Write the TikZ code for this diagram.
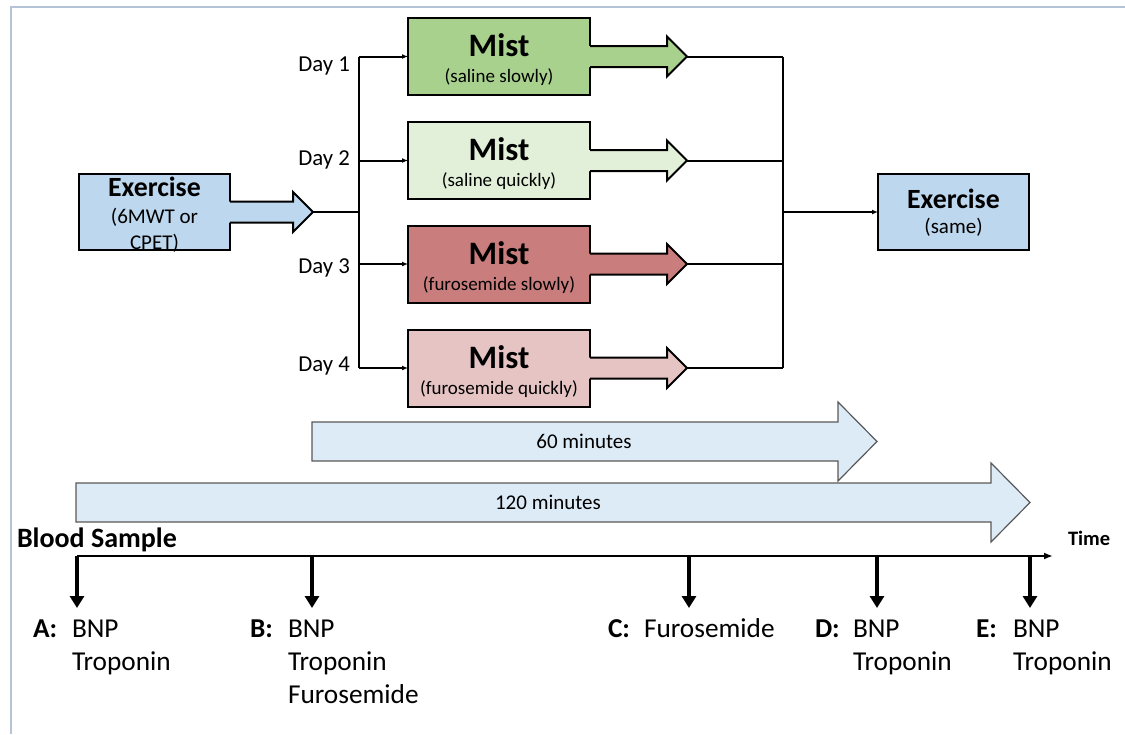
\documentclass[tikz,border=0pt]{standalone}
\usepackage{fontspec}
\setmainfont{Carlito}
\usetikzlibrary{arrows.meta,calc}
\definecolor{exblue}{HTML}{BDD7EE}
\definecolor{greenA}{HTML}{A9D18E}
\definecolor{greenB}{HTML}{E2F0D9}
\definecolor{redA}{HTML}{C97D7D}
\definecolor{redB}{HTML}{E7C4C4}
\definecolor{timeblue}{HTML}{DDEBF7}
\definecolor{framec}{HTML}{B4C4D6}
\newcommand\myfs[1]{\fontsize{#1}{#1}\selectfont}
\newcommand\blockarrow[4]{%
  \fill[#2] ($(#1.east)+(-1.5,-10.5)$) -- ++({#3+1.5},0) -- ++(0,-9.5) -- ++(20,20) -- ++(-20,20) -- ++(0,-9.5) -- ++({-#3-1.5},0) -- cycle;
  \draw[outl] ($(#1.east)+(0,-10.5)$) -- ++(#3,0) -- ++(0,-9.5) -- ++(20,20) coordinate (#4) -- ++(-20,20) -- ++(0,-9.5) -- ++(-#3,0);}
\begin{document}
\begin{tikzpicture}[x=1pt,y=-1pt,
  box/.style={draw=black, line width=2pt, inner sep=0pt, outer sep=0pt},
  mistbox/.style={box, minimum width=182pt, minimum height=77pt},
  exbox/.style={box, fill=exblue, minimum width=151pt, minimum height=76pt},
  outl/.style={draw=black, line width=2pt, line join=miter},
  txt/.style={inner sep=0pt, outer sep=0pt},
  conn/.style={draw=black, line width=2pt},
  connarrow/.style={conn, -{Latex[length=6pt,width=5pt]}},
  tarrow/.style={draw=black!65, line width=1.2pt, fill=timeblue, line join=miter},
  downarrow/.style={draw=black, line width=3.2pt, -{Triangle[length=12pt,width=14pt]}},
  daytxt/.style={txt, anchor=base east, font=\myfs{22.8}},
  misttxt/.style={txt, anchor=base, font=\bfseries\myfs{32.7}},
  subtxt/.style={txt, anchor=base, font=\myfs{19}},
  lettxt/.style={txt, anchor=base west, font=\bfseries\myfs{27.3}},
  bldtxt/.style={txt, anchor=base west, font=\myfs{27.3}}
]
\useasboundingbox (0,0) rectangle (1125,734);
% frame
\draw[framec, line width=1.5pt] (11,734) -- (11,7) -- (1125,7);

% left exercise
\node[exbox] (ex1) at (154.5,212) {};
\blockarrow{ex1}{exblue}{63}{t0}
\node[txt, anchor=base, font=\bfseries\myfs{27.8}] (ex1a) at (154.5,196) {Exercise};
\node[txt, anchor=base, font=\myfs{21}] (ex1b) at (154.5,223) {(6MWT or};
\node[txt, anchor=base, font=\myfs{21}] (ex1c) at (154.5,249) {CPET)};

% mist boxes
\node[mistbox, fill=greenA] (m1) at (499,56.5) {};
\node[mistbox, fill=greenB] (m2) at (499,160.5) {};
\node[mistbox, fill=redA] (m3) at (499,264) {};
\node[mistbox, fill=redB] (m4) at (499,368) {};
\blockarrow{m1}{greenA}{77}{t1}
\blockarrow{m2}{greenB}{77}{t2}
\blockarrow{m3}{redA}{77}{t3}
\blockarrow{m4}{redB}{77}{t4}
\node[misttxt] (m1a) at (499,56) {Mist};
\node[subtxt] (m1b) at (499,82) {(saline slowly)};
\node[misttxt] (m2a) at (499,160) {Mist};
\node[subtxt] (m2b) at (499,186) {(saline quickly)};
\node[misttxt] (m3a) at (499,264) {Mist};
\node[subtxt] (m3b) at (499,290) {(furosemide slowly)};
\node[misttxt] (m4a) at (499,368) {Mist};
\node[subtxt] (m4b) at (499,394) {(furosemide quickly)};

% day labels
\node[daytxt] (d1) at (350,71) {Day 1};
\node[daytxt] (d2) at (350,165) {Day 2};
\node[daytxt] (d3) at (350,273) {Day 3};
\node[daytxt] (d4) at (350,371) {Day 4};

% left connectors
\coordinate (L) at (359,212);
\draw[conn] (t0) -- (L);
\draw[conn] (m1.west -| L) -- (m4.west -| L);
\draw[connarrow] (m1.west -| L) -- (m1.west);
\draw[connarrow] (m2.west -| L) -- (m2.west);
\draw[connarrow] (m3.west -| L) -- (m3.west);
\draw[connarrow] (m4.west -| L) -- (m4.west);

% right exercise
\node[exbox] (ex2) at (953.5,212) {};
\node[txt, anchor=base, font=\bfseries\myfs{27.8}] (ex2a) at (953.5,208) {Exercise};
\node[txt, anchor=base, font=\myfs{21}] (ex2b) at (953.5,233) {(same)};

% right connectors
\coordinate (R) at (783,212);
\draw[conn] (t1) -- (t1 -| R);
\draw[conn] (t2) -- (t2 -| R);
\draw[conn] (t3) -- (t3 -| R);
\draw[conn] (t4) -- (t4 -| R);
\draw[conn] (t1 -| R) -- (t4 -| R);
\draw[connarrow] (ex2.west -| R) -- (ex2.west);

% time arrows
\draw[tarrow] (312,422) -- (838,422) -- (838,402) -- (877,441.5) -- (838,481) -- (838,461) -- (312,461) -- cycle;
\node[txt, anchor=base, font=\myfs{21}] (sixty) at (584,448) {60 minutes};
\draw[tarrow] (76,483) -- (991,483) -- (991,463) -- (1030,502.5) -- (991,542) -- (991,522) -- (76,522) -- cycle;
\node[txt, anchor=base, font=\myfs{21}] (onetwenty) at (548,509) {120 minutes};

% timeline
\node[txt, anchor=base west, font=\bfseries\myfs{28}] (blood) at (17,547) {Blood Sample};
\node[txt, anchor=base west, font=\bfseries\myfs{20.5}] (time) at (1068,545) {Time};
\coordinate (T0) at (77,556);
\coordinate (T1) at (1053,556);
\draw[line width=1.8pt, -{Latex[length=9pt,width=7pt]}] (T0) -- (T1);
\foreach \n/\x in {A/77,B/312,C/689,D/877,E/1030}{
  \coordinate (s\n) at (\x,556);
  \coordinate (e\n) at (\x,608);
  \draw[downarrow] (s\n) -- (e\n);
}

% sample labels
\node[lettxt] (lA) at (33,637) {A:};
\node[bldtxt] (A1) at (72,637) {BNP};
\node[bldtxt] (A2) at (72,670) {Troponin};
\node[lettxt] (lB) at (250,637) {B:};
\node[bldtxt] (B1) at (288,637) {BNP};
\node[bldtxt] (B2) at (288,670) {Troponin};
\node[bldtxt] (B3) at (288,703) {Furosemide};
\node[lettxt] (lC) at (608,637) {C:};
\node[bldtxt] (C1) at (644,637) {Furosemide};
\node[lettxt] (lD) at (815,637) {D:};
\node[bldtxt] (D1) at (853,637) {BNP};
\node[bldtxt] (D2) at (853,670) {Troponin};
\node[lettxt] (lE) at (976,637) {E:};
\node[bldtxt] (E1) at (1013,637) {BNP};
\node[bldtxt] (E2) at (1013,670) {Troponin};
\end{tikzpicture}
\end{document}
━━━━━━━━━━━━━━━━━━━━━━━━━━━━━━
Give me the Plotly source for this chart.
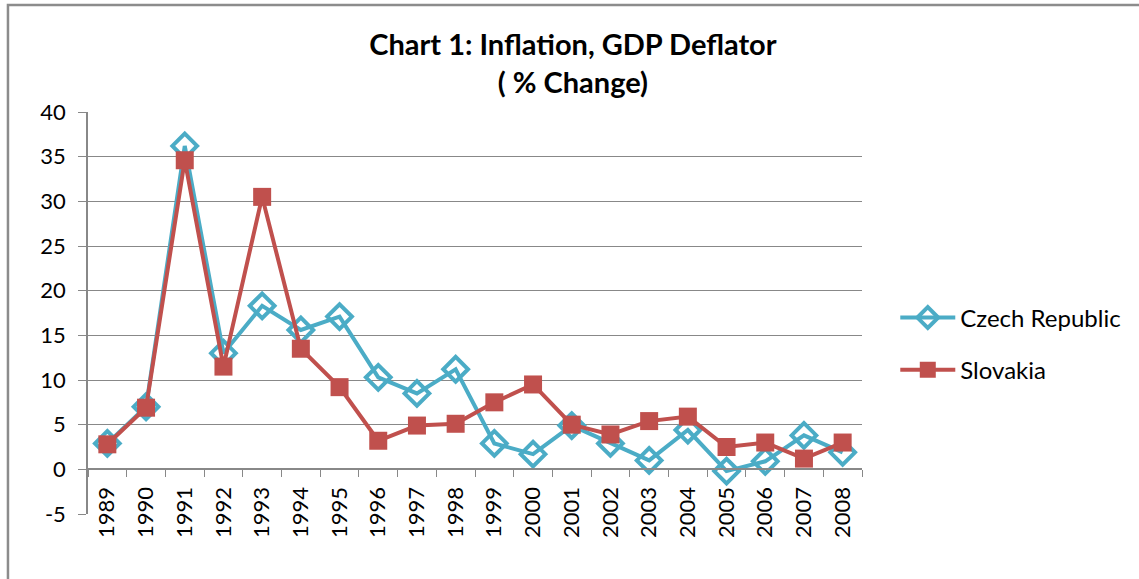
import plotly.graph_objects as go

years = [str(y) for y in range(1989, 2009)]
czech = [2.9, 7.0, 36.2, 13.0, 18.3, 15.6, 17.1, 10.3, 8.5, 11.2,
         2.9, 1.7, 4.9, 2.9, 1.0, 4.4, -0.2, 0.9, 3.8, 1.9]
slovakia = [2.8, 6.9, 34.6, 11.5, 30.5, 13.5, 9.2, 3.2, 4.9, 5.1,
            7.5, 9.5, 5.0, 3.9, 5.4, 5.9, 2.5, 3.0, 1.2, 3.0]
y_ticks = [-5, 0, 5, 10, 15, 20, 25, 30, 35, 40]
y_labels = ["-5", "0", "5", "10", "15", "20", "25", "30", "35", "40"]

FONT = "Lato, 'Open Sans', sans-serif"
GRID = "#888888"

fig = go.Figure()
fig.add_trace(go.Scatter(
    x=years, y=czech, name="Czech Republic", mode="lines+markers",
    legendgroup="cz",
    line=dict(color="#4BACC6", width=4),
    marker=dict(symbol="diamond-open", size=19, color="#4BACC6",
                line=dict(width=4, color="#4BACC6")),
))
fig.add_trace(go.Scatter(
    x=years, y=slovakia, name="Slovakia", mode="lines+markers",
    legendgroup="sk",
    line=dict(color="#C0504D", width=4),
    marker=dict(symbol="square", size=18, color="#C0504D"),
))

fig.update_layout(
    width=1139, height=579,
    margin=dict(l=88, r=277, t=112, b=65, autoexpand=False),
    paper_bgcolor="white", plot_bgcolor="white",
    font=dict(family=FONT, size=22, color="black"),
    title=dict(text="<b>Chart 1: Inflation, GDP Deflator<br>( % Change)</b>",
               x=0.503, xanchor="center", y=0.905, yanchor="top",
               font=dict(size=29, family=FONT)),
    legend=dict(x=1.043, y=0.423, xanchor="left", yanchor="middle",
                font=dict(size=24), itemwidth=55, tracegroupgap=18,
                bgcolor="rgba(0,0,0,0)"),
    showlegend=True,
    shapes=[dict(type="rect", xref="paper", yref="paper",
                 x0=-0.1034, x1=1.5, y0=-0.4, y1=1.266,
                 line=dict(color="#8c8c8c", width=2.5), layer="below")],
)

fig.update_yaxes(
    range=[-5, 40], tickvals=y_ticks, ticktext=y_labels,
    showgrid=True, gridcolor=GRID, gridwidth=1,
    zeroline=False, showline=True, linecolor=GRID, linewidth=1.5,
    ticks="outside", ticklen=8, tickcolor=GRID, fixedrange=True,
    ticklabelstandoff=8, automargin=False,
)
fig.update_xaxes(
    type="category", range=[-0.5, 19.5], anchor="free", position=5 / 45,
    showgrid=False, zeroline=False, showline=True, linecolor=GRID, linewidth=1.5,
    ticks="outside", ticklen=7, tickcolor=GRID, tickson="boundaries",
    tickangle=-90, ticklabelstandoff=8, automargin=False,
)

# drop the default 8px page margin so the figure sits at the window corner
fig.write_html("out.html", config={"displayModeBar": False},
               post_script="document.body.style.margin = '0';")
━━━━━━━━━━━━━━━━━━━━━━━━━━━━━━
**REQUIRED TASK**
Among these entries, how many lines include the string "this"? Reply with the number by itself.

**EXERCISE RESPONSE**
2